Looking at yield spreads to understand EUR/USD
Posted by John Forman in Pips Weigh In, tags: Bernanke, EUR/USD, euros, eurozone, franc, German debt, negative yield spread, SNBOne of my Treasury market colleagues brought up an interesting subject today by way of asking me how many euros the Swiss National Bank (SNB) owns as a result of its intervention to prevent the franc from being too overvalued against the Eurozone currency (which I’ve discussed before). The discussion point he was working toward was that the SNB likely has been a major buyer of German government debt as a result of its euro purchases. That and the flow of capital out of the EZ periphery (Greece, Spain, Portugal, etc.) in to German paper has served to depress yields there.
Consider this. The ECB has set the overnight rate for the euro at 1%, yet the German 2yr yield is currently running at about 0.14%. Compare that to the US were the Fed has set overnight rates at basically 0% and 2yr yields are currently about 0.27%. This negative yield spread (-13 basis points currently) is part of what’s been keeping EUR/USD under pressure.
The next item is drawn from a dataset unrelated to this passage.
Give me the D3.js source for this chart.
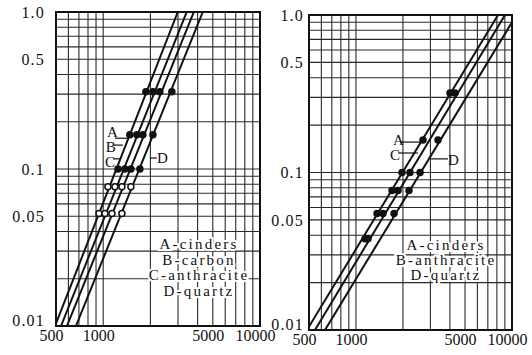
<!DOCTYPE html>
<html>
<head>
<meta charset="utf-8">
<script src="https://cdn.jsdelivr.net/npm/d3@7"></script>
<style>
  body { margin: 0; background: #fff; }
  svg { display: block; }
  text { font-family: "Liberation Serif", "DejaVu Serif", serif; fill: #111; }
</style>
</head>
<body>
<svg id="chart" width="532" height="355"></svg>
<script>
// tick labels shared by both panels
const xTickValues = [500, 1000, 5000, 10000];
const yTickValues = [0.01, 0.05, 0.1, 0.5, 1.0];
const yTickLabels = ["0.01", "0.05", "0.1", "0.5", "1.0"];

// left panel: each line by its two end points [x, y]
const leftNames = ["A", "B", "C", "D"];
const leftLines = [
  [[493, 0.01], [2990, 1.0]],
  [[538, 0.01], [3410, 1.0]],
  [[587, 0.01], [3785, 1.0]],
  [[670, 0.01], [4315, 1.0]]
];
const leftPointY = [0.31, 0.165, 0.1, 0.077, 0.052];
const leftPointX = [
  [1871, 1479, 1242, 1072, 940],
  [2075, 1640, 1375, 1188, 1026],
  [2296, 1791, 1502, 1316, 1137],
  [2740, 2075, 1714, 1502, 1316]
];
const leftLegend = ["A-cinders", "B-carbon", "C-anthracite", "D-quartz"];
// letter, letter x/y, leader x from/to, leader y
const leftNotes = [
  ["A", 1057, 0.160, 1188, 1438, 0.157],
  ["B", 1040, 0.128, 1170, 1336, 0.142],
  ["C", 1026, 0.103, 1154, 1278, 0.116],
  ["D", 2200, 0.109, 1986, 2200, 0.1175]
];

// right panel
const rightNames = ["A", "B", "D"];
const rightLines = [
  [[485, 0.01], [8135, 1.0]],
  [[546, 0.01], [9016, 1.0]],
  [[633, 0.01], [10000, 0.9]]
];
const rightPoints = [
  [[4005, 0.32], [2690, 0.161], [1973, 0.10], [1702, 0.077], [1364, 0.055], [1143, 0.038]],
  [[4315, 0.32], [2218, 0.10], [1860, 0.077], [1490, 0.055], [1194, 0.038]],
  [[3355, 0.161], [2574, 0.10], [2187, 0.077], [1754, 0.055]]
];
const rightLegend = ["A-cinders", "B-anthracite", "D-quartz"];
const rightNotes = [
  ["A", 1727, 0.150, 1915, 2574, 0.156],
  ["C", 1652, 0.120, 1861, 2500, 0.133],
  ["D", 3890, 0.1116, 2984, 3890, 0.122]
];

const svg = d3.select("#chart");

function drawPanel(id, o) {
  const g = svg.append("g");
  const x = d3.scaleLog().domain([500, 10000]).range(o.xr);
  const y = d3.scaleLog().domain([0.01, 1]).range(o.yr);

  g.append("clipPath").attr("id", id)
    .append("rect")
    .attr("x", o.xr[0]).attr("y", o.yr[1])
    .attr("width", o.xr[1] - o.xr[0]).attr("height", o.yr[0] - o.yr[1]);

  // log grid
  g.append("g").selectAll("line").data(x.ticks()).join("line")
    .attr("x1", d => x(d)).attr("x2", d => x(d))
    .attr("y1", o.yr[0]).attr("y2", o.yr[1])
    .attr("stroke", "#2a2a2a").attr("stroke-width", 1.1);
  g.append("g").selectAll("line").data(y.ticks()).join("line")
    .attr("y1", d => y(d)).attr("y2", d => y(d))
    .attr("x1", o.xr[0]).attr("x2", o.xr[1])
    .attr("stroke", "#2a2a2a").attr("stroke-width", 1.1);

  g.append("rect")
    .attr("x", o.xr[0]).attr("y", o.yr[1])
    .attr("width", o.xr[1] - o.xr[0]).attr("height", o.yr[0] - o.yr[1])
    .attr("fill", "none").attr("stroke", "#111").attr("stroke-width", 2);

  const line = d3.line().x(d => x(d[0])).y(d => y(d[1]));
  g.append("g").attr("clip-path", `url(#${id})`)
    .selectAll("path").data(o.lines).join("path")
    .attr("d", line)
    .attr("fill", "none").attr("stroke", "#111").attr("stroke-width", 2);

  // legend, white halo like the blanked grid behind printed text
  const leg = g.append("g").attr("transform", `translate(${o.legX},${o.legY})`);
  leg.selectAll("text").data(o.legend).join("text")
    .attr("x", 0).attr("y", (d, i) => i * o.legStep)
    .attr("text-anchor", "middle")
    .attr("font-size", 15).attr("letter-spacing", 2.2)
    .attr("stroke", "#fff").attr("stroke-width", 4).attr("paint-order", "stroke")
    .text(d => d);

  // letters with short leaders
  const notes = g.append("g");
  notes.selectAll("line").data(o.notes).join("line")
    .attr("x1", d => x(d[3])).attr("x2", d => x(d[4]))
    .attr("y1", d => y(d[5])).attr("y2", d => y(d[5]))
    .attr("stroke", "#111").attr("stroke-width", 1.2);
  notes.selectAll("text").data(o.notes).join("text")
    .attr("x", d => x(d[1])).attr("y", d => y(d[2]))
    .attr("font-size", 15)
    .text(d => d[0]);

  // measured points
  g.append("g").selectAll("circle").data(o.points).join("circle")
    .attr("cx", d => x(d[0])).attr("cy", d => y(d[1]))
    .attr("r", 3)
    .attr("fill", d => (o.openBelow && d[1] < o.openBelow) ? "#fff" : "#111")
    .attr("stroke", "#111").attr("stroke-width", 1.5);

  const ax = g.append("g").attr("transform", `translate(0,${o.yr[0]})`)
    .call(d3.axisBottom(x).tickValues(xTickValues).tickFormat(d3.format("d")).tickSize(0).tickPadding(4));
  ax.select(".domain").remove();
  ax.selectAll("text").attr("font-size", 16).attr("dx", -5).attr("fill", "#111");

  const ay = g.append("g").attr("transform", `translate(${o.xr[0]},0)`)
    .call(d3.axisLeft(y).tickValues(yTickValues).tickFormat((d, i) => yTickLabels[i]).tickSize(0).tickPadding(o.yPad));
  ay.select(".domain").remove();
  ay.selectAll("text").attr("font-size", 16).attr("letter-spacing", 1.2).attr("fill", "#111");
  // bottom label sits a little above its line in the print
  ay.selectAll("text").filter(d => d === 0.01).attr("y", -6);
}

const leftPoints = leftPointX.flatMap(xs => xs.map((v, j) => [v, leftPointY[j]]));

drawPanel("clipL", {
  xr: [56, 260], yr: [326, 12],
  lines: leftLines, points: leftPoints, openBelow: 0.09,
  legend: leftLegend, legX: 199, legY: 249, legStep: 15.5,
  notes: leftNotes, yPad: 11
});

drawPanel("clipR", {
  xr: [309, 512], yr: [330, 15],
  lines: rightLines, points: rightPoints.flat(), openBelow: null,
  legend: rightLegend, legX: 446, legY: 250, legStep: 15,
  notes: rightNotes, yPad: 5
});
</script>
</body>
</html>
The chart below shows the relationship between the 2yr Germany-US yield spread and the EUR/USD rate. The upper plot is EUR/USD. The middle plot is the yield differential. The lower plot is the rolling 20-day correlation between the two. Notice how that correlation has been positive the vast majority of the time.
The big question out there among many market participants is why the euro isn’t weaker given all the problems in Europe at the moment. We can look at the low rates in the US and Germany as part of the equation. It’s hard for the yield spread to go too much lower from here so long as US rates aren’t on the rise and Bernanke (and the last US jobs report) has done a pretty good job of keeping them down. If the positive correlation holds, it will likely take improved US economic expectations driving US yields higher to really help push EUR/USD down.